You've gotta give Fuji credit, though.   They were the first camera maker to market a biodegradable bellows.    The only flaw was they forgot to put on a "best before" date, but I guess that's the price you pay for thinking ahead of the curve.

Still, they really are nice little cameras, so here's how you can get this thing usable again.    The first thing you need to decide is if you're going to get a new bellows, or try to fix up the one you've got.   A new bellows is going to cost you some serious cash.    I've seen some advertised on the web, but it's going to be a crap shoot.    Do some Google searching and take your chances.    The advantage with a new bellows is that it will hopefully be thin enough to allow you to close the front cover.   That's clearly important to retain the compact size that makes these cameras so attractive in the first place.    The second option is to try and fix up the existing bellows.   The advantage of fixing the bellows is that it can be done cheaply.   The disadvantage is that the repair will almost certainly make the bellows too thick, and you won't be able to fully close the front cover.   Do not be fooled into thinking that only the odd corner needs to be patched.   I wasn't joking when I said the Fuji bellows is biodegradable.    Patching a few spots isn't going to work.   You've got to give the entire bellows a new skin.   Just do it once and be done with it.

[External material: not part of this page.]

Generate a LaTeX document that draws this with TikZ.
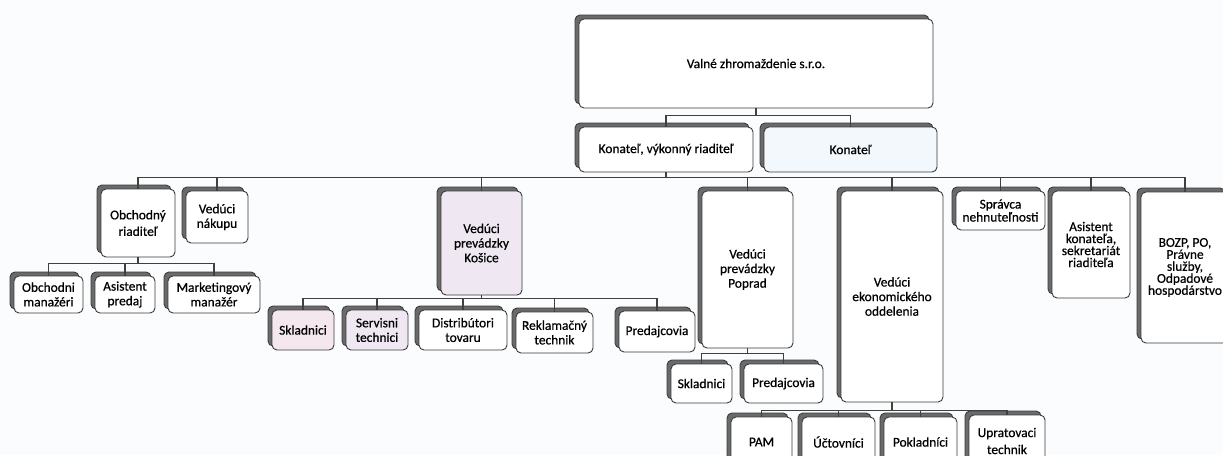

   O.K., now it's time to do the dirty.    No matter whether your going with a new bellows, or repairing the original one, you've got to get the original bellows out of the camera.   You're going to need some precision screwdrivers.   If you don't have any, or don't know what they are, then just sell your GS645, and go buy a nice disposable digital camera.    For the rest of you, you'll also need some type of adjustable pin wrench tool to get out two special screws with an unconventional head.    I was able to do it using a cheap vernier, but I'm sure there are other ways to get them out if you get creative.   That's really all the tools you need.

   The first step is amazingly easy.   Open the back film door, and look at the back end of the lens.   You'll see 4 small Phillips screws just outside the perimeter of the lens.  These attach the front bellows adapter plate to the lens/shutter unit (see the picture).    There's easy access to these screws, and there shouldn't be any problem getting them out.    They're really small, so make sure you're doing this over a large soft surface where they won't bounce away if they happen to fall.   Once you've got those first 4 screws out, you should be able to pull the front part of the bellows away from the lens/shutter unit.   There's probably still some stickum there holding it together, so you might have to pry it apart with some light force.



    Alas, this is where the fun ends.   The 4 screws that hold the rear bellows adapter plate to the film window frame are a royal pain in the derriere to get out.   You can clearly see the threaded end of the screws just outside the corners of the film frame opening, but the actual screw heads are only accessible from inside the bellows.   Even though the front part of the bellows is now separated from the lens/shutter unit, there's still no way to get at the screw heads from the front, since the lens/shutter unit is blocking direct access.   In order to gain access to those screw heads, you have to remove the lens/shutter unit from it's swinging support arms, so you can get it out of the way.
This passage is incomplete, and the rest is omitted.